CO₂-Preis als Krücke : Die Ampel denkt wieder einmal nicht zu Ende

Zum einen braucht es einen echten Emissionshandel, keine festen CO₂-Preise. Zum anderen lässt das versprochene Klima- oder Energiegeld auf sich warten.
Eine halbe Lösung ist keine Lösung, das gilt auch für den Emissionshandel. Prinzipiell haben die Liberalen und Finanzminister Christian Lindner (FDP) recht damit, dass die Deckelung und zunehmende Verknappung von handelbaren Ausstoßrechten den richtigen Weg im Kampf gegen die Erderwärmung vorgeben. Der Europäische Emissionshandel ETS zeigt das eindrucksvoll.
Er macht die Gesamtmenge der in die Atmosphäre entlassenen Treibhausgase berechenbar, zwingt zu massiven Reduktionen, treibt Innovationen voran, bringt viel Geld für den Klimaschutz ein und bleibt dabei ein atmendes, äußerst flexibles System.
Es ist kein Zufall, dass die Reduktionsfortschritte in jenen Feldern, die dem ETS unterliegen, am größten sind, vor allem in der Energiewirtschaft und in der Industrie. Und es ist auch richtig, die noch ausstehenden Sektoren Verkehr und Wärme von 2027 an in das bewährte Gefüge aufzunehmen. Beide hinken nicht nur in Deutschland hinterher, weshalb viele Hilfskonstruktionen nötig sind, die umstrittenen „Sektorenziele“ etwa oder das mit viel Mühe über die Ziellinie gebrachte Gebäudeenergiegesetz.
Eine weitere Krücke ist das deutsche Brennstoffemissionshandelsgesetz, das noch unter der großen Koalition beschlossen wurde und als nationaler Alleingang den CO2-Ausstoß im Verkehr und in der Wärmeerzeugung bepreist. Das Verfahren nennt sich Emissionshandel, ist es aber gar nicht, da mindestens bis 2025 feste Tonnenpreise gelten.
In der Energiekrise wurden viele Preissignale ausgesetzt, um die Bürger und Unternehmen die Verknappung nicht über Gebühr spüren zu lassen.
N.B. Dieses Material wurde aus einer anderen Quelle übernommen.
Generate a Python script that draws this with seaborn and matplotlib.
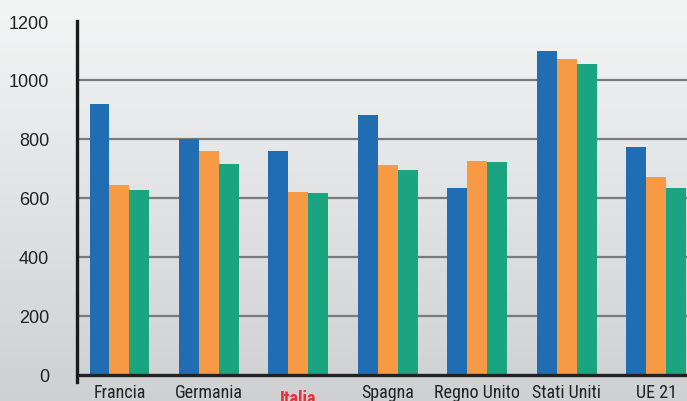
import numpy as np
import pandas as pd
import matplotlib
matplotlib.use("Agg")
import matplotlib.pyplot as plt
import matplotlib.transforms as mtransforms
from matplotlib import font_manager
from matplotlib.colors import LinearSegmentedColormap
import seaborn as sns

# --- Data ---
countries = ["Francia", "Germania", "Italia", "Spagna", "Regno Unito", "Stati Uniti", "UE 21"]
series_names = ["Serie 1", "Serie 2", "Serie 3"]
serie_1 = [920, 799, 758, 880, 633, 1097, 772]
serie_2 = [643, 758, 620, 711, 724, 1070, 670]
serie_3 = [626, 714, 616, 694, 721, 1053, 633]
y_ticks = [0, 200, 400, 600, 800, 1000, 1200]

colors = ["#216db3", "#f79a45", "#1aa580"]

df = pd.DataFrame({
    "Paese": countries * 3,
    "Valore": serie_1 + serie_2 + serie_3,
    "Serie": [s for s in series_names for _ in countries],
})

sns.set_style("white")
plt.rcParams["font.family"] = ["Liberation Sans", "DejaVu Sans"]

# pick a narrow font for the country names if one is installed
installed = {f.name for f in font_manager.fontManager.ttflist}
narrow = next((n for n in ["Liberation Sans Narrow", "Arial Narrow", "DejaVu Sans Condensed",
                           "Roboto Condensed", "Open Sans Condensed"] if n in installed), None)
x_stretch = "normal" if narrow else "condensed"
x_family = [narrow or "Liberation Sans", "DejaVu Sans"]
x_size = 13

fig = plt.figure(figsize=(6.87, 4.02), dpi=100)

# background gradient
bg = fig.add_axes([0, 0, 1, 1], zorder=-10)
cmap = LinearSegmentedColormap.from_list("bg", ["#f4f5f5", "#cfd0d2"])
bg.imshow(np.linspace(0, 1, 256).reshape(-1, 1), aspect="auto", cmap=cmap, extent=[0, 1, 0, 1])
bg.set_axis_off()

ax = fig.add_axes([77 / 687, 19 / 402, 1 - 77 / 687, (383 - 22) / 402])
ax.set_facecolor("none")

sns.barplot(data=df, x="Paese", y="Valore", hue="Serie", palette=colors,
            width=0.67, gap=0, saturation=1, legend=False, ax=ax, zorder=3,
            linewidth=0, edgecolor="none")

ax.set_xlim(-0.475, 6.346)
ax.set_ylim(-24, 1200)
ax.set_yticks(y_ticks)
ax.set_yticklabels([str(t) for t in y_ticks], fontsize=13, color="#222222")

# gridlines (not at 0 or 1200)
for t in y_ticks[1:-1]:
    ax.axhline(t, color="#7a7a7a", lw=1.6, zorder=1)
ax.axhline(0, color="#222222", lw=2.4, zorder=4, clip_on=False)

ax.tick_params(axis="y", length=7, width=1.6, color="#7a7a7a", pad=13, direction="out")
ax.tick_params(axis="x", length=0, pad=1)

for sp in ["top", "right", "bottom"]:
    ax.spines[sp].set_visible(False)
ax.spines["left"].set_color("#1a1a1a")
ax.spines["left"].set_linewidth(2.4)
ax.spines["left"].set_zorder(5)

ax.set_xlabel("")
ax.set_ylabel("")

for lbl in ax.get_xticklabels():
    lbl.set_family(x_family)
    lbl.set_stretch(x_stretch)
    lbl.set_fontsize(x_size)
    lbl.set_color("#222222")
    if lbl.get_text() == "Italia":
        lbl.set_color("#e8303a")
        lbl.set_fontweight("bold")
        lbl.set_transform(lbl.get_transform() +
                          mtransforms.ScaledTranslation(0, -4 / 72, fig.dpi_scale_trans))

# the tick at 0 drawn darker
ax.yaxis.get_major_ticks()[0].tick1line.set_color("#222222")
ax.yaxis.get_major_ticks()[0].tick1line.set_markeredgewidth(2.4)

fig.savefig("out.png", dpi=100)
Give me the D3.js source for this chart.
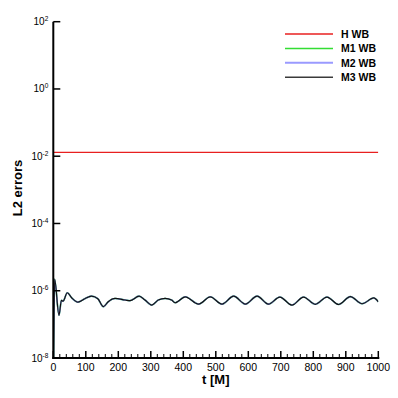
<!DOCTYPE html>
<html>
<head>
<meta charset="utf-8">
<script src="https://cdn.jsdelivr.net/npm/d3@7"></script>
<style>
  body { margin: 0; background: #fff; }
  svg { display: block; font-family: 'Liberation Sans', Arial, sans-serif; }
</style>
</head>
<body>
<div id="chart"></div>
<script>
// time samples (t in M)
const tSamples = [0, 4, 17.5, 25, 30, 43, 57, 76, 97, 117, 137, 154, 169, 190, 221, 236, 264, 282, 303, 323,
  344, 364, 375, 406, 447, 483, 519, 555, 591, 627, 662, 697, 734, 770, 806, 842, 878, 914, 950, 986, 1000];
// M1/M2/M3 WB lie on top of each other
const mwbErrors = [1e-9, 2.2e-6, 1.86e-7, 5.2e-7, 4.9e-7, 8.7e-7, 6.1e-7, 4.6e-7, 5.8e-7, 6.9e-7, 5.8e-7, 3.35e-7,
  4.7e-7, 5.9e-7, 5.3e-7, 5.05e-7, 6.9e-7, 5.3e-7, 3.75e-7, 5.3e-7, 5.9e-7, 5.3e-7, 4.4e-7, 6.6e-7, 4.0e-7,
  6.6e-7, 4.0e-7, 6.9e-7, 4.0e-7, 6.9e-7, 4.0e-7, 6.5e-7, 3.75e-7, 6.5e-7, 3.95e-7, 6.5e-7, 3.9e-7, 6.7e-7,
  4.1e-7, 6.1e-7, 4.7e-7];
const hwbT = [0, 1000];
const hwbErrors = [1.3e-2, 1.3e-2];

const seriesNames = ['H WB', 'M1 WB', 'M2 WB', 'M3 WB'];
const seriesColors = ['#e82020', '#33dd33', '#9a9aff', '#3a3a3a'];
const seriesWidths = [1.2, 1.6, 1.6, 1.2];

const xTicks = [0, 100, 200, 300, 400, 500, 600, 700, 800, 900, 1000];
const yExponents = [2, 0, -2, -4, -6, -8];

const W = 398, H = 398;
const svg = d3.select('#chart').append('svg').attr('width', W).attr('height', H);

const x = d3.scaleLinear().domain([0, 1000]).range([53.3, 378.3]);
const y = d3.scaleLog().domain([1e-8, 1e2]).range([358, 21.7]);

svg.append('clipPath').attr('id', 'plot').append('rect')
  .attr('x', x(0)).attr('y', y(1e2)).attr('width', x(1000) - x(0)).attr('height', y(1e-8) - y(1e2));

const line = d3.line().x(d => x(d[0])).y(d => y(d[1])).curve(d3.curveMonotoneX);
const g = svg.append('g').attr('clip-path', 'url(#plot)');

const seriesData = [
  d3.zip(hwbT, hwbErrors),
  d3.zip(tSamples, mwbErrors),
  d3.zip(tSamples, mwbErrors),
  d3.zip(tSamples, mwbErrors),
];
seriesData.forEach((d, i) => {
  g.append('path').datum(d).attr('d', line).attr('fill', 'none')
    .attr('stroke', i === 3 ? '#111' : seriesColors[i]).attr('stroke-width', seriesWidths[i]);
});

// axes: ticks point inward
const xAxis = svg.append('g').attr('transform', `translate(0,${y(1e-8)})`);
xAxis.append('line').attr('x1', x(0) - 1).attr('x2', x(1000) + 1).attr('stroke', '#000').attr('stroke-width', 2);
xAxis.selectAll('.minor').data(d3.range(20, 1000, 20).filter(v => v % 100)).enter().append('line')
  .attr('x1', d => x(d)).attr('x2', d => x(d)).attr('y1', 0).attr('y2', -4)
  .attr('stroke', '#000').attr('stroke-width', 1);
xAxis.selectAll('.major').data(xTicks).enter().append('line')
  .attr('x1', d => x(d)).attr('x2', d => x(d)).attr('y1', 0).attr('y2', -7)
  .attr('stroke', '#000').attr('stroke-width', 1.5);
xAxis.selectAll('text').data(xTicks).enter().append('text')
  .attr('x', d => x(d)).attr('y', 13).attr('text-anchor', 'middle')
  .attr('font-size', 10.5).text(d => d);

const yAxis = svg.append('g').attr('transform', `translate(${x(0)},0)`);
yAxis.append('line').attr('y1', y(1e2)).attr('y2', y(1e-8) + 1).attr('stroke', '#000').attr('stroke-width', 2);
yAxis.selectAll('.major').data(yExponents).enter().append('line')
  .attr('y1', d => y(Math.pow(10, d))).attr('y2', d => y(Math.pow(10, d)))
  .attr('x1', 0).attr('x2', 7).attr('stroke', '#000').attr('stroke-width', 1.5);
const yLab = yAxis.selectAll('text').data(yExponents).enter().append('text')
  .attr('x', -5).attr('y', d => y(Math.pow(10, d)) + 3.5).attr('text-anchor', 'end');
yLab.append('tspan').attr('font-size', 10).text('10');
yLab.append('tspan').attr('font-size', 6.5).attr('dy', -4).text(d => d);

svg.append('text').attr('x', (x(0) + x(1000)) / 2).attr('y', 384).attr('text-anchor', 'middle')
  .attr('font-size', 13).attr('font-weight', 'bold').text('t [M]');
svg.append('text').attr('transform', 'translate(22,188) rotate(-90)').attr('text-anchor', 'middle')
  .attr('font-size', 13).attr('font-weight', 'bold').text('L2 errors');

const legend = svg.append('g');
seriesNames.forEach((name, i) => {
  const ly = 34 + i * 14.4;
  legend.append('line').attr('x1', 285).attr('x2', 333).attr('y1', ly).attr('y2', ly)
    .attr('stroke', seriesColors[i]).attr('stroke-width', i === 2 ? 2 : 1.5);
  legend.append('text').attr('x', 341).attr('y', ly + 4).attr('font-size', 10.5)
    .attr('font-weight', 'bold').text(name);
});
</script>
</body>
</html>
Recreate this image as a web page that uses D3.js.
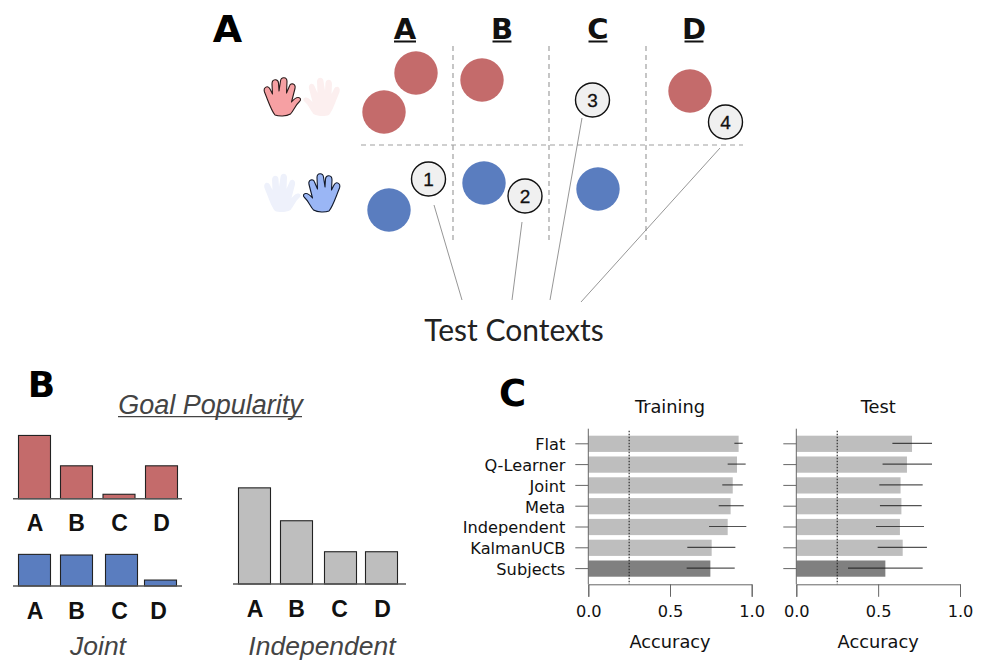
<!DOCTYPE html>
<html><head><meta charset="utf-8">
<script src="https://cdn.jsdelivr.net/npm/d3@7"></script>
<style>html,body{margin:0;padding:0;background:#fff}svg{display:block}</style>
</head><body><svg id="c" width="983" height="661"></svg>
<script>
// ---------- data ----------
const goals = ["A","B","C","D"];
const popRed = [0.50,0.26,0.035,0.26];
const popBlue = [0.25,0.245,0.25,0.047];
const popGrey = [0.76,0.50,0.255,0.255];
const models = ["Flat","Q-Learner","Joint","Meta","Independent","KalmanUCB","Subjects"];
const trainMean = [0.92,0.91,0.884,0.871,0.853,0.755,0.747];
const trainLow  = [0.894,0.853,0.82,0.798,0.739,0.606,0.602];
const trainHigh = [0.945,0.963,0.945,0.951,0.967,0.90,0.896];
const testMean = [0.707,0.676,0.637,0.642,0.633,0.65,0.544];
const testLow  = [0.587,0.527,0.507,0.511,0.487,0.497,0.316];
const testHigh = [0.829,0.829,0.772,0.766,0.78,0.798,0.772];
const accTicks = [0,0.5,1];
const chance = 0.25;
const testIds = ["1","2","3","4"];

// ---------- palette / fonts ----------
const RED="#c46b6b", BLUE="#5a7dbf", GREY="#bebebe", DARK="#808080";
const BOLD="'DejaVu Sans',sans-serif", HELV="'Liberation Sans',Arial,sans-serif", MPL="'DejaVu Sans',sans-serif";
const svg=d3.select("#c");

function label(t,x,y,size,o={}){
  return svg.append("text").attr("x",x).attr("y",y).text(t)
    .attr("font-family",o.family||MPL).attr("font-size",size)
    .attr("font-weight",o.weight||"normal").attr("font-style",o.style||"normal")
    .attr("text-anchor",o.anchor||"middle").attr("fill",o.fill||"#111");
}

// ---------- panel letters ----------
label("A",227.5,42,38,{family:BOLD,weight:"bold",fill:"#000"});
label("B",41.5,397,36,{family:BOLD,weight:"bold",fill:"#000"});
label("C",512.5,406,37,{family:BOLD,weight:"bold",fill:"#000"});

// ---------- panel A ----------
const colX=d3.scaleOrdinal().domain(goals).range([405,502,598,694]);
goals.forEach(g=>{
  label(g,colX(g),39,29,{family:BOLD,weight:"bold",fill:"#111"});
  const w=g==="A"?21:18;
  svg.append("line").attr("x1",colX(g)-w/2-.5).attr("x2",colX(g)+w/2+.5).attr("y1",41.5).attr("y2",41.5)
    .attr("stroke","#111").attr("stroke-width",2);
});
const dash={stroke:"#a0a0a0","stroke-width":1.2,"stroke-dasharray":"5,4"};
function styled(s,o){Object.entries(o).forEach(([k,v])=>s.attr(k,v));return s;}
[453,549,646].forEach(x=>styled(svg.append("line").attr("x1",x).attr("x2",x).attr("y1",46).attr("y2",241),dash));
styled(svg.append("line").attr("x1",361).attr("x2",743).attr("y1",145).attr("y2",145),dash);

const leaders=[[434,205,462,300],[522,222,512,300],[582,118,550,300],[720,148,581,302]];
svg.append("g").selectAll("line").data(leaders).join("line")
  .attr("x1",d=>d[0]).attr("y1",d=>d[1]).attr("x2",d=>d[2]).attr("y2",d=>d[3])
  .attr("stroke","#8a8a8a").attr("stroke-width",.9);

const redDots=[[416,73],[384,112],[482,80],[690,91]];
const blueDots=[[389,210],[484,183],[598,189]];
svg.append("g").selectAll("circle").data(redDots).join("circle")
  .attr("cx",d=>d[0]).attr("cy",d=>d[1]).attr("r",21.7).attr("fill",RED);
svg.append("g").selectAll("circle").data(blueDots).join("circle")
  .attr("cx",d=>d[0]).attr("cy",d=>d[1]).attr("r",21.7).attr("fill",BLUE);

const badgePos=[[428.5,179],[525,196],[592.5,100],[725.5,122]];
testIds.forEach((id,i)=>{
  svg.append("circle").attr("cx",badgePos[i][0]).attr("cy",badgePos[i][1]).attr("r",17)
    .attr("fill","#f0f0f0").attr("stroke","#111").attr("stroke-width",1.4);
  label(id,badgePos[i][0],badgePos[i][1]+7,19,{family:HELV,fill:"#111"}).attr("stroke","#111").attr("stroke-width",.3);
});
label("Test Contexts",514,341,30,{family:"Lato,sans-serif",fill:"#222"});

// hands
const HAND="M11 37C7 32 5 25 .5 14C-1 9 4 7 6 11L8.5 16L8 6C8 .5 14 .5 14.5 5L15 13L16.5 3C17 -1.5 23 -1.5 23 3.5L22.5 15L25.5 8C27 4 32 6 31 10.5L27.5 24C29.5 22 31.5 19.5 33.5 19.5C36.5 19 37.5 22 35.5 23.5C31.5 27 30 32 26.5 36C22 38.5 15 38.5 11 37Z";
function hand(x,y,mirror,fill,stroke){
  svg.append("path").attr("d",HAND)
    .attr("transform",mirror?`translate(${x+36},${y}) scale(-1,1)`:`translate(${x},${y})`)
    .attr("fill",fill).attr("stroke",stroke).attr("stroke-width",stroke==="none"?0:1.1).attr("stroke-linejoin","round");
}
hand(264,78,false,"#f6a0a3","#2a1a1a");
hand(304,78,true,"#fcefef","none");
hand(264,174,false,"#eef1fb","none");
hand(304,174,true,"#9ab6f5","#10182a");

// ---------- panel B ----------
label("Goal Popularity",210.5,414,27,{family:HELV,style:"italic",fill:"#444"});
svg.append("line").attr("x1",118).attr("x2",302).attr("y1",416.7).attr("y2",416.7).attr("stroke","#444").attr("stroke-width",1.3);

const popScale=d3.scaleLinear().domain([0,1]).range([0,126.5]);
function popBars(vals,fill,base,lineX,cx,labX,labY){
  const x=d3.scaleOrdinal().domain(goals).range(cx);
  const lx=d3.scaleOrdinal().domain(goals).range(labX);
  svg.append("g").selectAll("rect").data(goals).join("rect")
    .attr("x",g=>x(g)-16).attr("width",32)
    .attr("y",(g,i)=>base-popScale(vals[i])).attr("height",(g,i)=>popScale(vals[i]))
    .attr("fill",fill).attr("stroke","#222").attr("stroke-width",1.1);
  svg.append("line").attr("x1",lineX[0]).attr("x2",lineX[1]).attr("y1",base).attr("y2",base).attr("stroke","#555").attr("stroke-width",1.4);
  goals.forEach(g=>label(g,lx(g),labY,23,{family:HELV,weight:"bold",fill:"#111"}));
}
popBars(popRed,RED,498.7,[13,182],[34.5,76.5,119,161.5],[35,76.5,119.5,161.5],531);
popBars(popBlue,BLUE,586,[13,182],[34.5,76.5,121.5,160.5],[35,76.5,119.5,158.5],618.5);
popBars(popGrey,GREY,584,[233,406],[254.5,296.5,340.5,381.5],[255,296.5,339.5,382.5],616.5);
label("Joint",98,655,26.5,{family:HELV,style:"italic",fill:"#444"});
label("Independent",322,655,26.5,{family:HELV,style:"italic",fill:"#444"});

// ---------- panel C ----------
const yBand=d3.scaleBand().domain(models).range([433.4,579]).paddingInner(.22).paddingOuter(.11);
const AXIS="#666";
function accPanel(title,mean,low,high,x0,x1,showLabels){
  const x=d3.scaleLinear().domain([0,1]).range([x0,x1]);
  const g=svg.append("g");
  g.selectAll("rect").data(models).join("rect")
    .attr("x",x(0)).attr("width",(m,i)=>x(mean[i])-x(0))
    .attr("y",m=>yBand(m)).attr("height",yBand.bandwidth())
    .attr("fill",m=>m==="Subjects"?DARK:GREY);
  g.append("line").attr("x1",x(chance)).attr("x2",x(chance)).attr("y1",430.7).attr("y2",584.3)
    .attr("stroke","#222").attr("stroke-width",1.1).attr("stroke-dasharray","1.5,1.5");
  g.selectAll("line.err").data(models).join("line").attr("class","err")
    .attr("x1",(m,i)=>x(low[i])).attr("x2",(m,i)=>x(high[i]))
    .attr("y1",m=>yBand(m)+yBand.bandwidth()/2-.5).attr("y2",m=>yBand(m)+yBand.bandwidth()/2-.5)
    .attr("stroke","#111").attr("stroke-opacity",.72).attr("stroke-width",1.2);
  const ax=g.append("g").attr("transform","translate(0,584.3)")
    .call(d3.axisBottom(x).tickValues(accTicks).tickFormat(d3.format(".1f")).tickSize(12.5).tickPadding(9));
  const ay=g.append("g").attr("transform",`translate(${x0},0)`)
    .call(d3.axisLeft(yBand).tickSize(13).tickSizeOuter(0).tickPadding(10));
  ay.select(".domain").remove();
  g.append("line").attr("x1",x0).attr("x2",x0).attr("y1",428.7).attr("y2",584.3).attr("stroke",AXIS).attr("stroke-width",1);
  if(!showLabels) ay.selectAll("text").remove();
  [ax,ay].forEach(a=>{
    a.selectAll("line,path").attr("stroke",AXIS).attr("stroke-width",1);
    a.selectAll("text").attr("font-family",MPL).attr("font-size",16.2).attr("fill","#111");
  });
  ay.selectAll("text").attr("dy","0.40em");
  label(title,(x0+x1)/2,412.7,17.8);
  label("Accuracy",(x0+x1)/2,647.7,17.8);
}
accPanel("Training",trainMean,trainLow,trainHigh,588.3,751.7,true);
accPanel("Test",testMean,testLow,testHigh,796.3,960,false);
</script></body></html>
Auch über den CO2-Preisanstieg verhängte die Ampel ein Moratorium, das Lindner und seine FDP jetzt aufheben wollen, weil die Belastungen gesunken sind und weil man das Geld im Klima- und Transformationsfonds braucht.
Die Idee ist richtig, bleibt aber auf halbem Wege stecken: Zum einen braucht es einen echten Emissionshandel, keine festen CO2-Preise. Zum anderen lässt das versprochene Klima- oder Energiegeld auf sich warten, die notwendige andere Seite des Anreizsystems. Die Ampel denkt eine gute Sache wieder einmal nicht zu Ende.